Analizzando la questione da un punto di vista sistematico, si ritiene contraddittorio sostenere che il comma 12 introduca una ulteriore ipotesi di modifica contrattuale in quanto il comma 6, del medesimo articolo, indica inequivocabilmente che fuori dai casi di modifiche contrattuali di cui ai commi 1 e 2 “una nuova procedura d’appalto in conformità (al presente) codice è richiesta”. Non vi è dubbio che il legislatore consideri quelle dei commi 1 e 2 ipotesi tassative.

Quanto sopra è in linea con quanto previsto dal legislatore comunitario e recepito nell’articolo 106, comma 2, quando viene indicato che la disciplina dei contratti pubblici dovrebbe prevedere soglie al di sotto delle quali non è necessaria una nuova procedura di appalto. Queste soglie «de minimis» sono state individuate dall’articolo 72, paragrafo 2, della Direttiva 2014/24/UE e poi introdotte nel comma 2 (che infatti prevede la soglia del 10% per servizi e forniture e del 15% per lavori, oltre che il limite della soglia comunitaria). Quindi, ritenere il comma 12 una ulteriore ipotesi di modifica contrattuale ammissibile nel limite della soglia del 20% (cd. “quinto d’obbligo”) equivarrebbe a consentire una sistematica violazione dei vincoli previsti dal comma 2.

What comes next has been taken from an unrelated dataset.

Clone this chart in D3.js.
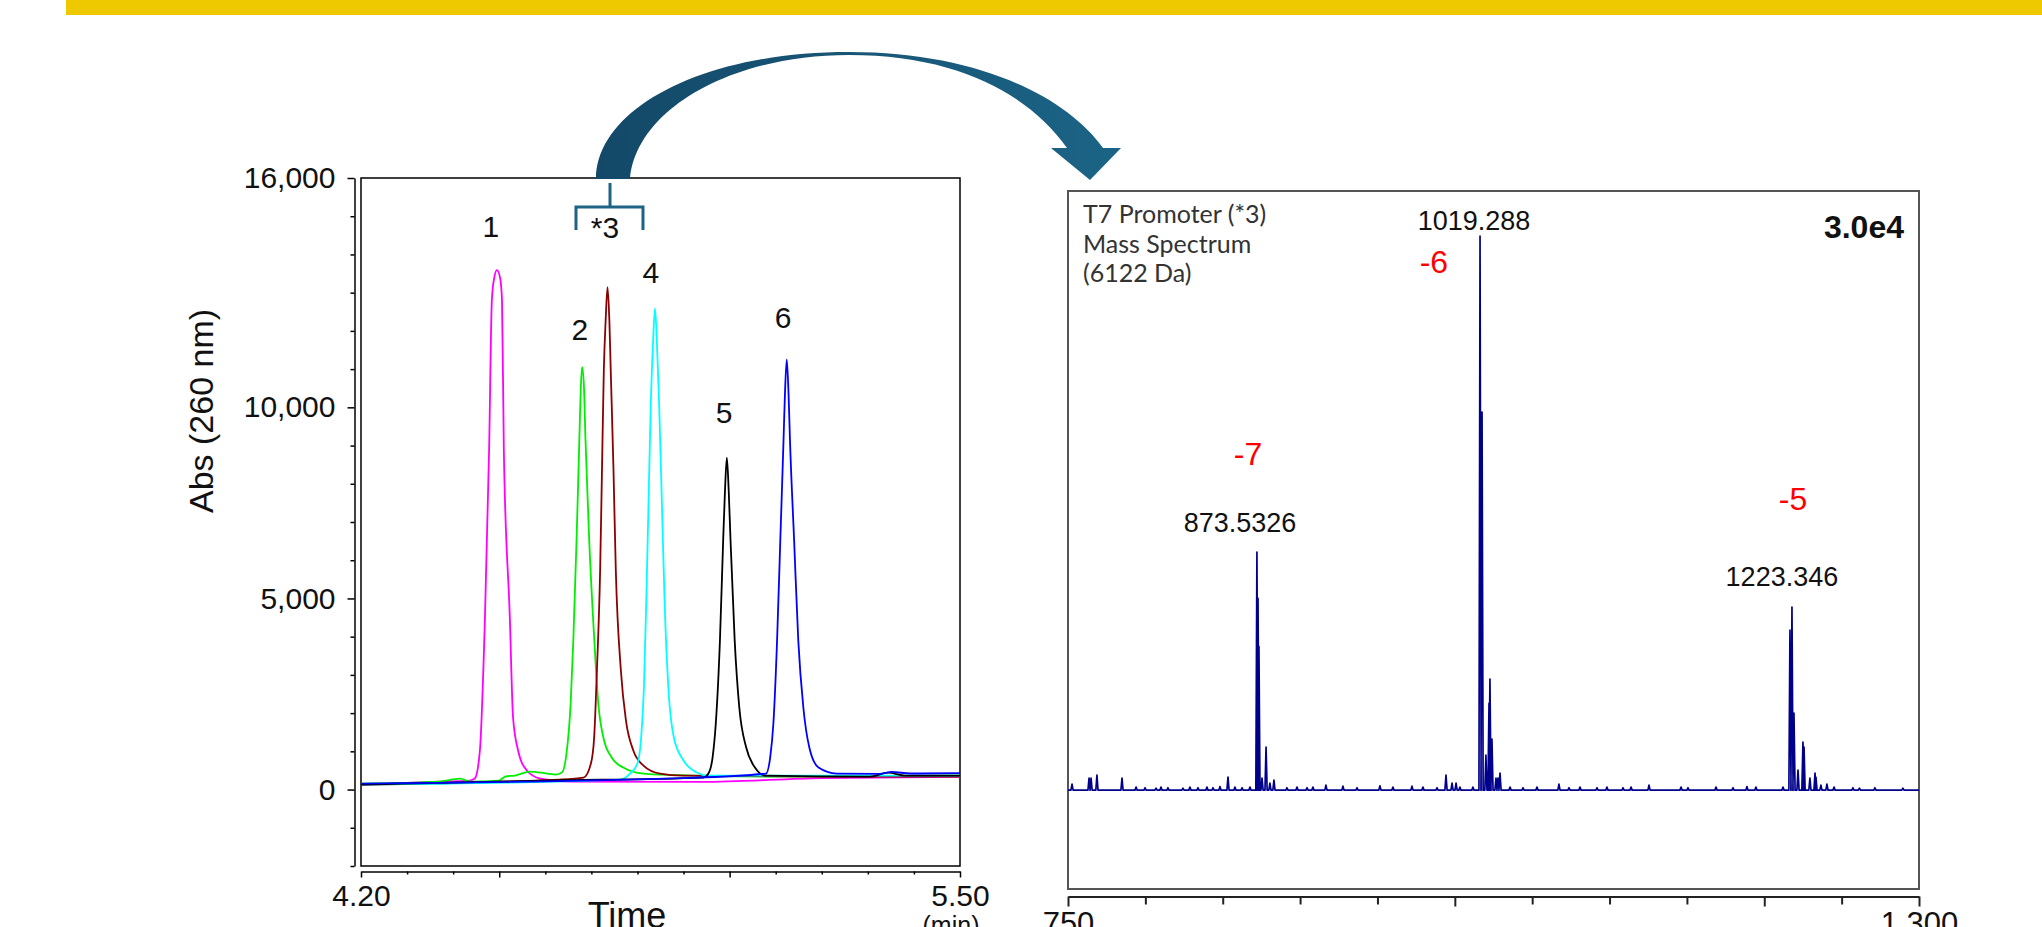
<!DOCTYPE html>
<html>
<head>
<meta charset="utf-8">
<script src="https://cdn.jsdelivr.net/npm/d3@7/dist/d3.min.js"></script>
<style>
  body { margin: 0; background: #fff; }
  svg { display: block; }
</style>
</head>
<body>
<div id="chart"></div>
<script>
// chromatogram traces, [time (min), Abs 260 nm]
const trace1 = [[4.20,131],[4.37,209],[4.436,236],[4.447,288],[4.458,1021],[4.469,4504],[4.478,8877],[4.484,12805],[4.489,13381],[4.495,13591],[4.502,13381],[4.506,12805],[4.510,8877],[4.523,4504],[4.530,1885],[4.541,1021],[4.560,498],[4.589,288],[4.654,209],[4.94,200],[5.20,300],[5.50,330]];
const trace2 = [[4.20,157],[4.37,209],[4.415,288],[4.437,209],[4.50,236],[4.513,340],[4.534,367],[4.567,471],[4.604,419],[4.623,393],[4.636,445],[4.646,943],[4.655,2252],[4.661,3980],[4.668,6599],[4.674,9217],[4.677,10500],[4.680,11050],[4.684,10500],[4.687,9217],[4.695,6599],[4.706,3980],[4.715,2252],[4.726,1362],[4.744,838],[4.769,576],[4.798,445],[4.849,393],[5.10,340],[5.50,367]];
const trace3 = [[4.20,131],[4.63,262],[4.683,314],[4.699,681],[4.706,1362],[4.712,3116],[4.719,5735],[4.723,8353],[4.727,10972],[4.731,12281],[4.735,13145],[4.739,12281],[4.742,10972],[4.748,8353],[4.753,5735],[4.764,3116],[4.775,1807],[4.791,1021],[4.813,628],[4.849,419],[4.899,367],[5.20,340],[5.50,340]];
const trace4 = [[4.20,131],[4.762,262],[4.784,419],[4.800,681],[4.808,1362],[4.814,2671],[4.819,4871],[4.824,7489],[4.829,10108],[4.834,11757],[4.838,12588],[4.842,11757],[4.847,10108],[4.853,7489],[4.859,4871],[4.867,2671],[4.879,1362],[4.900,759],[4.929,445],[4.950,367],[5.50,367]];
const trace5 = [[4.20,131],[4.60,236],[4.943,314],[4.954,419],[4.963,838],[4.970,1728],[4.979,3902],[4.986,6520],[4.990,7830],[4.994,8686],[4.998,7830],[5.002,6520],[5.011,3902],[5.021,2147],[5.036,1100],[5.055,576],[5.077,367],[5.305,340],[5.344,445],[5.381,367],[5.50,367]];
const trace6 = [[4.20,157],[4.90,300],[5.079,419],[5.088,838],[5.095,1728],[5.103,3902],[5.110,6520],[5.117,9139],[5.120,10317],[5.124,11252],[5.128,10317],[5.131,9139],[5.140,6520],[5.149,3902],[5.160,2147],[5.173,1100],[5.193,576],[5.232,419],[5.326,410],[5.352,460],[5.392,420],[5.50,430]];

const traceColors = ['#ff00ff', '#00ee00', '#8b0000', '#00ffff', '#000000', '#0000ff'];

// peak numbers, [text, time, abs]
const peakLabels = [['1',4.482,14455],['2',4.675,11757],['*3',4.7295,14429],['4',4.829,13250],['5',4.988,9584],['6',5.116,12072]];

const yTicksA = d3.range(-2000, 16001, 1000);
const yLabelsA = [0, 5000, 10000, 16000];
const xTicksA = d3.range(42, 56).map((d) => d / 10);
const xMajorA = [4.2, 4.5, 5.0, 5.5];
const xLabelsA = [4.2, 5.5];

// mass spectrum sticks, [m/z, intensity]
const mainPeaks = [[752.6,300],[763.6,600],[764.9,600],[768.7,750],[784.9,600],[853.4,650],[872.1,11920],[872.8,9600],[873.4,7200],[875.4,600],[878.0,2150],[880.5,350],[883.1,500],[994.3,750],[998.2,350],[1000.8,350],[1016.3,27740],[1017.6,18930],[1020.1,1750],[1022.1,4355],[1022.7,5560],[1024.0,2555],[1026.6,600],[1027.9,600],[1029.2,850],[1067.3,300],[1125.5,250],[1216.6,8010],[1217.9,9165],[1219.2,3855],[1221.8,1000],[1225.0,2405],[1225.7,2150],[1229.5,600],[1232.8,850],[1233.4,650],[1236.6,250],[1240.5,300],[1245.1,150]];
const noisePeaks = [[794.0,150],[799.8,120],[806.9,100],[810.1,150],[814.6,120],[824.3,100],[828.8,150],[834.0,120],[839.8,150],[843.7,120],[848.2,180],[857.9,150],[862.5,120],[867.6,150],[891.5,120],[898.0,150],[904.5,120],[908.3,150],[916.7,250],[927.7,200],[936.8,120],[951.6,220],[960.0,150],[972.3,200],[979.4,150],[988.5,120],[1003.3,150],[1011.7,150],[1035.7,150],[1044.1,120],[1053.1,150],[1073.8,120],[1080.9,150],[1091.9,120],[1098.3,150],[1108.7,120],[1113.9,150],[1146.2,150],[1150.7,120],[1168.8,150],[1179.8,120],[1188.8,180],[1194.6,150],[1212.1,150],[1257.3,120],[1261.5,100],[1271.5,120],[1289.6,100]];

// labels on the spectrum, [text, m/z, intensity]
const massLabels = [['873.5326',861.2,12920],['1019.288',1012.4,28040],['1223.346',1211.4,10220]];
const chargeLabels = [['-7',866.3,16280],['-6',986.5,25890],['-5',1218.6,14030]];
const infoLines = ['T7 Promoter (*3)', 'Mass Spectrum', '(6122 Da)'];

const xTicksB = d3.range(750, 1301, 50);
const xMajorB = [750, 1000, 1200, 1300];
const xLabelsB = [750, 1300];

const width = 2042, height = 927;
const arial = '"Liberation Sans", Arial, sans-serif';

const svg = d3.select('#chart').append('svg')
  .attr('width', width)
  .attr('height', height)
  .style('background', '#fff');

// top yellow band
svg.append('rect').attr('x', 66).attr('y', 0).attr('width', width - 66).attr('height', 15).attr('fill', '#efc900');

// ---------- left: chromatogram ----------
const xA = d3.scaleLinear().domain([4.2, 5.5]).range([361, 960]);
const yA = d3.scaleLinear().domain([-2000, 16000]).range([866, 178]);

const gA = svg.append('g');

gA.append('rect')
  .attr('x', xA(4.2)).attr('y', yA(16000))
  .attr('width', xA(5.5) - xA(4.2)).attr('height', yA(-2000) - yA(16000))
  .attr('fill', 'none').attr('stroke', '#000').attr('stroke-width', 1.5);

const yAxisA = gA.append('g')
  .attr('transform', 'translate(354.5,0)')
  .call(d3.axisLeft(yA).tickValues(yTicksA).tickSize(4).tickSizeOuter(0).tickPadding(15)
    .tickFormat((d) => (yLabelsA.includes(d) ? d3.format(',')(d) : '')));
yAxisA.selectAll('.tick line').filter((d) => yLabelsA.includes(d)).attr('x2', -7);

const xAxisA = gA.append('g')
  .attr('transform', 'translate(0,871.5)')
  .call(d3.axisBottom(xA).tickValues(xTicksA).tickSize(3).tickSizeOuter(0).tickPadding(10)
    .tickFormat((d) => (xLabelsA.some((v) => Math.abs(v - d) < 1e-6) ? d3.format('.2f')(d) : '')));
xAxisA.selectAll('.tick line').filter((d) => xMajorA.some((v) => Math.abs(v - d) < 1e-6)).attr('y2', 6);

[yAxisA, xAxisA].forEach((ax) => {
  ax.selectAll('path, line').attr('stroke', '#000').attr('stroke-width', 1.5);
  ax.selectAll('text').attr('font-family', arial).attr('font-size', 30).attr('fill', '#111');
});

gA.append('text')
  .attr('transform', 'translate(213,411) rotate(-90)')
  .attr('text-anchor', 'middle')
  .attr('font-family', arial).attr('font-size', 34).attr('fill', '#111')
  .text('Abs (260 nm)');

gA.append('text')
  .attr('x', 627).attr('y', 928).attr('text-anchor', 'middle')
  .attr('font-family', arial).attr('font-size', 36).attr('fill', '#111')
  .text('Time');

gA.append('text')
  .attr('x', 951).attr('y', 934).attr('text-anchor', 'middle')
  .attr('font-family', arial).attr('font-size', 25).attr('fill', '#111')
  .text('(min)');

const lineA = d3.line()
  .x((d) => xA(d[0]))
  .y((d) => yA(d[1]))
  .curve(d3.curveMonotoneX);

[trace1, trace2, trace3, trace4, trace5, trace6].forEach((tr, i) => {
  gA.append('path')
    .datum(tr)
    .attr('d', lineA)
    .attr('fill', 'none')
    .attr('stroke', traceColors[i])
    .attr('stroke-width', 1.8);
});

gA.selectAll('text.peak')
  .data(peakLabels)
  .join('text')
  .attr('class', 'peak')
  .attr('x', (d) => xA(d[1]))
  .attr('y', (d) => yA(d[2]))
  .attr('text-anchor', 'middle')
  .attr('font-family', arial).attr('font-size', 30).attr('fill', '#111')
  .text((d) => d[0]);

// bracket over peak *3
const bracket = [[4.6666, 14639], [4.6666, 15241], [4.812, 15241], [4.812, 14639]];
gA.append('path')
  .attr('d', d3.line().x((d) => xA(d[0])).y((d) => yA(d[1]))(bracket))
  .attr('fill', 'none').attr('stroke', '#1f6384').attr('stroke-width', 3);
gA.append('line')
  .attr('x1', xA(4.7404)).attr('x2', xA(4.7404))
  .attr('y1', yA(15869)).attr('y2', yA(15241))
  .attr('stroke', '#1f6384').attr('stroke-width', 3);

// ---------- curved arrow ----------
const defs = svg.append('defs');
const grad = defs.append('linearGradient').attr('id', 'arrowGrad')
  .attr('gradientUnits', 'userSpaceOnUse')
  .attr('x1', 596).attr('y1', 0).attr('x2', 1121).attr('y2', 0);
grad.append('stop').attr('offset', 0).attr('stop-color', '#134868');
grad.append('stop').attr('offset', 0.5).attr('stop-color', '#185676');
grad.append('stop').attr('offset', 1).attr('stop-color', '#1b6486');

svg.append('path')
  .attr('d', 'M596,179 C596,110 700,52 849,52 C975,52 1065,95 1103,148 L1121,148 L1090,180 L1051,148 L1067,148 C1030,96 960,55 849,55 C730,55 636,110 630,179 Z')
  .attr('fill', 'url(#arrowGrad)');

// ---------- right: mass spectrum ----------
const xB = d3.scaleLinear().domain([750, 1300]).range([1068, 1919]);
const yB = d3.scaleLinear().domain([-4950, 30000]).range([889, 191]);

const gB = svg.append('g');

gB.append('rect')
  .attr('x', xB(750)).attr('y', yB(30000))
  .attr('width', xB(1300) - xB(750)).attr('height', yB(-4950) - yB(30000))
  .attr('fill', 'none').attr('stroke', '#555').attr('stroke-width', 2);

const xAxisB = gB.append('g')
  .attr('transform', 'translate(0,896.5)')
  .call(d3.axisBottom(xB).tickValues(xTicksB).tickSize(8).tickSizeOuter(0).tickPadding(7)
    .tickFormat((d) => (xLabelsB.includes(d) ? d3.format(',')(d) : '')));
xAxisB.selectAll('.tick line').filter((d) => xMajorB.includes(d)).attr('y2', 10);
xAxisB.selectAll('path, line').attr('stroke', '#222').attr('stroke-width', 2);
xAxisB.selectAll('text').attr('font-family', arial).attr('font-size', 31).attr('fill', '#111');

const hw = 0.7;
const sticks = mainPeaks.concat(noisePeaks).sort((a, b) => a[0] - b[0]);
const specPts = [[750, 0]];
sticks.forEach(([mz, inten]) => {
  specPts.push([mz - hw, 0], [mz, inten], [mz + hw, 0]);
});
specPts.push([1300, 0]);

gB.append('path')
  .datum(specPts)
  .attr('d', d3.line().x((d) => xB(d[0])).y((d) => yB(d[1])))
  .attr('fill', 'none')
  .attr('stroke', '#00008b')
  .attr('stroke-width', 1.7)
  .attr('stroke-linejoin', 'round');

gB.selectAll('text.mass')
  .data(massLabels)
  .join('text')
  .attr('class', 'mass')
  .attr('x', (d) => xB(d[1]))
  .attr('y', (d) => yB(d[2]))
  .attr('text-anchor', 'middle')
  .attr('font-family', arial).attr('font-size', 27).attr('fill', '#111')
  .text((d) => d[0]);

gB.selectAll('text.charge')
  .data(chargeLabels)
  .join('text')
  .attr('class', 'charge')
  .attr('x', (d) => xB(d[1]))
  .attr('y', (d) => yB(d[2]))
  .attr('text-anchor', 'middle')
  .attr('font-family', arial).attr('font-size', 32).attr('fill', '#ff0000')
  .text((d) => d[0]);

gB.append('text')
  .attr('x', 1904).attr('y', 238).attr('text-anchor', 'end')
  .attr('font-family', arial).attr('font-size', 32).attr('font-weight', 'bold').attr('fill', '#111')
  .text('3.0e4');

gB.selectAll('text.info')
  .data(infoLines)
  .join('text')
  .attr('class', 'info')
  .attr('x', 1083)
  .attr('y', (d, i) => 223 + i * 29.5)
  .attr('font-family', 'Lato, "Open Sans", sans-serif').attr('font-size', 25).attr('fill', '#333')
  .text((d) => d);
</script>
</body>
</html>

E’ possibile affermare in conclusione che l’articolo 106, comma 12, non tratta direttamente di opzioni contrattuali ma le cita incidentalmente per introdurre, nel caso appunto si sia resa necessaria una modifica in aumento o in diminuzione delle prestazioni (secondo quanto previsto dai commi 1 e 2 del medesimo articolo), un’esclusione ex lege del diritto civilistico alla risoluzione del contratto se il valore di tale modifica sta sotto il limite del quinto dell’importo del contratto.